### Supplied data
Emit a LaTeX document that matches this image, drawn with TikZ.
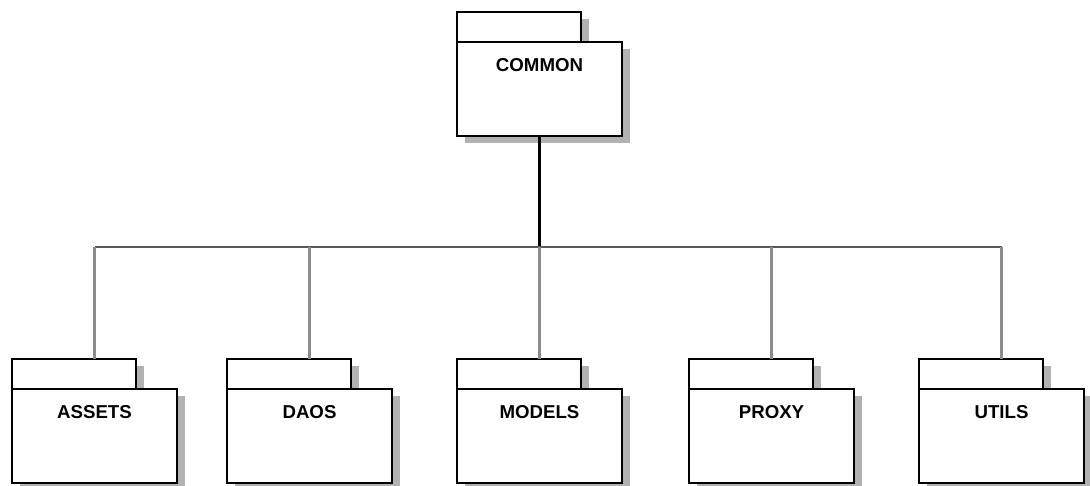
\documentclass[tikz,border=0pt]{standalone}
\usepackage{fontspec}
\setmainfont{Liberation Sans}
\usetikzlibrary{shadows}

\tikzset{
  pkgshadow/.style={drop shadow={shadow xshift=6pt, shadow yshift=-5.5pt, fill=black!30, opacity=1}},
  pkgbody/.style={draw, line width=2.2pt, fill=white, outer sep=0pt, inner sep=0pt,
    minimum width=123.75pt, minimum height=70.5pt, pkgshadow},
  pkgtab/.style={draw, line width=2.2pt, fill=white, outer sep=0pt, inner sep=0pt,
    minimum width=93pt, minimum height=22.5pt, pkgshadow},
  pkgname/.style={font=\fontsize{14}{16}\selectfont\bfseries, inner sep=0pt},
  trunk/.style={line width=2.1pt},
  bar/.style={line width=1.4pt, black!65},
  branch/.style={line width=1.7pt, black!45},
}

\begin{document}
\begin{tikzpicture}[x=0.75pt, y=-0.75pt]
  \useasboundingbox (0,0) rectangle (1090,486);

  % top package
  \node[pkgtab, anchor=north west] (commontab) at (457,12) {};
  \node[pkgbody, anchor=north west] (common) at (commontab.south west) {};
  \node[pkgname] (common-name) at ([yshift=-17.5pt]common.north) {COMMON};

  % sub packages
  \foreach \x/\nm/\txt in {12/assets/ASSETS, 227/daos/DAOS, 457/models/MODELS, 689/proxy/PROXY, 919/utils/UTILS}{
    \node[pkgtab, anchor=north west] (\nm tab) at (\x,359) {};
    \node[pkgbody, anchor=north west] (\nm) at (\nm tab.south west) {};
    \node[pkgname] (\nm-name) at ([yshift=-17.5pt]\nm.north) {\txt};
  }

  \coordinate (hub) at (common.south |- 0,247);
  \draw[trunk] (common.south) -- (hub);
  \draw[bar] (assets.north |- hub) -- (utils.north |- hub);
  \foreach \nm in {assets, daos, models, proxy, utils}
    \draw[branch] (\nm.north |- hub) -- (\nm.north |- \nm tab.north);
\end{tikzpicture}
\end{document}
######
Restate the listing above word for word, and skip the pictures.

Emit a LaTeX document that matches this image, drawn with TikZ.
\documentclass[tikz,border=0pt]{standalone}
\usepackage{fontspec}
\setmainfont{Liberation Sans}
\usetikzlibrary{shadows}

\tikzset{
  pkgshadow/.style={drop shadow={shadow xshift=6pt, shadow yshift=-5.5pt, fill=black!30, opacity=1}},
  pkgbody/.style={draw, line width=2.2pt, fill=white, outer sep=0pt, inner sep=0pt,
    minimum width=123.75pt, minimum height=70.5pt, pkgshadow},
  pkgtab/.style={draw, line width=2.2pt, fill=white, outer sep=0pt, inner sep=0pt,
    minimum width=93pt, minimum height=22.5pt, pkgshadow},
  pkgname/.style={font=\fontsize{14}{16}\selectfont\bfseries, inner sep=0pt},
  trunk/.style={line width=2.1pt},
  bar/.style={line width=1.4pt, black!65},
  branch/.style={line width=1.7pt, black!45},
}

\begin{document}
\begin{tikzpicture}[x=0.75pt, y=-0.75pt]
  \useasboundingbox (0,0) rectangle (1090,486);

  % top package
  \node[pkgtab, anchor=north west] (commontab) at (457,12) {};
  \node[pkgbody, anchor=north west] (common) at (commontab.south west) {};
  \node[pkgname] (common-name) at ([yshift=-17.5pt]common.north) {COMMON};

  % sub packages
  \foreach \x/\nm/\txt in {12/assets/ASSETS, 227/daos/DAOS, 457/models/MODELS, 689/proxy/PROXY, 919/utils/UTILS}{
    \node[pkgtab, anchor=north west] (\nm tab) at (\x,359) {};
    \node[pkgbody, anchor=north west] (\nm) at (\nm tab.south west) {};
    \node[pkgname] (\nm-name) at ([yshift=-17.5pt]\nm.north) {\txt};
  }

  \coordinate (hub) at (common.south |- 0,247);
  \draw[trunk] (common.south) -- (hub);
  \draw[bar] (assets.north |- hub) -- (utils.north |- hub);
  \foreach \nm in {assets, daos, models, proxy, utils}
    \draw[branch] (\nm.north |- hub) -- (\nm.north |- \nm tab.north);
\end{tikzpicture}
\end{document}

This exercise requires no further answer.